After awhile, I learned to drive on unmarked, unlit, rock-infested dirt roads without getting too lost. And I learned how to work remotely like a pro. If I can sell big-ticket enterprise software with less-than-ideal 5mbps internet conditions, while the sun-drenched beach beckons me, I can do any work, anywhere.
What are some of the best experiences you’ve had in Pescadero?
These days in Pescadero, I balance my time between working in the mornings, watching surfers at the beach in the afternoons, marvelling at the whales playing in the ocean at sunset, and visiting friends at night. By now, I’ve collected so many experiences and stories, I could write a book. There’s the time I snorkelled with baby sea lions, or the time I kidnapped the Telmex guy and made him fix the internet.
Then there’s the time I helped release baby sea turtles, and the time I four-wheeled over treacherous mountain roads to search for waterfalls. I’ve taught Mexican kids to speak English, made friends with vendors on the beach, and almost run out of gas in the desert.

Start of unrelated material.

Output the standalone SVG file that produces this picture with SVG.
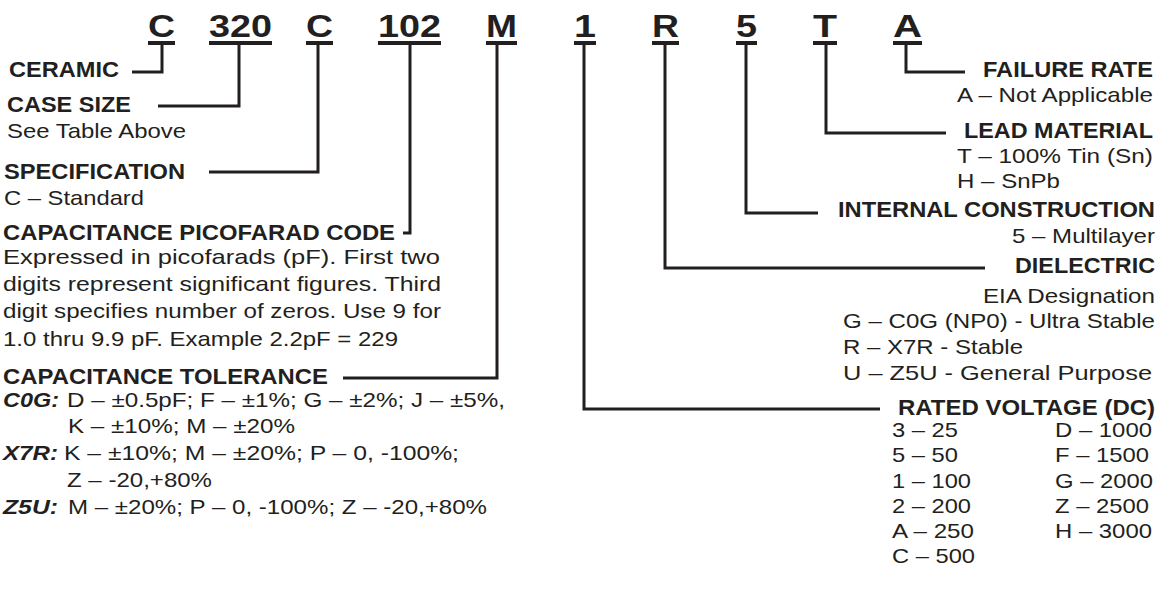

My friend once found a message in a bottle and we added our own messages to it, and we’ve skinny dipped in the Pacific after midnight. The list seems endless and guarantees I will be the old lady with the coolest stories in the nursing home.
Would you describe it as a good holiday destination?
Mexico is a cheap place for us Norte-Americanos to visit, especially these days with the U.S. dollar being so strong and the peso being so weak. A killer margarita at the Little Lebowski Lounge runs me $80 pesos, or about $4.50. I can get two yummy carnitas from Carnitas de Machín for only $30 pesos, or $1.65. A massage on the beach under Hector’s magical hands sets me back only $500 pesos, or $27. As far as get-aways go, it’s a real bargain.
N.B. All photos in this post belong to Mar
What would you say you love most about Pescadero?
My favourite part of the day in Pescadero happens late at night when the stars come out. Being a city girl, I don’t get to see the sky put on a show very often. But in Baja, I go out of my way to stargaze every night. Sometimes I get lucky and catch a meteor shower – pure magic! Within just a few days, I can tell when and where the moon will rise. It makes me feel a connection to the greater universe I don’t get at home in the big city.
Perhaps that’s why I feel all my cares disappear the moment I arrive, every time, without fail. To me, that feeling is why Pescadero remains my happy place.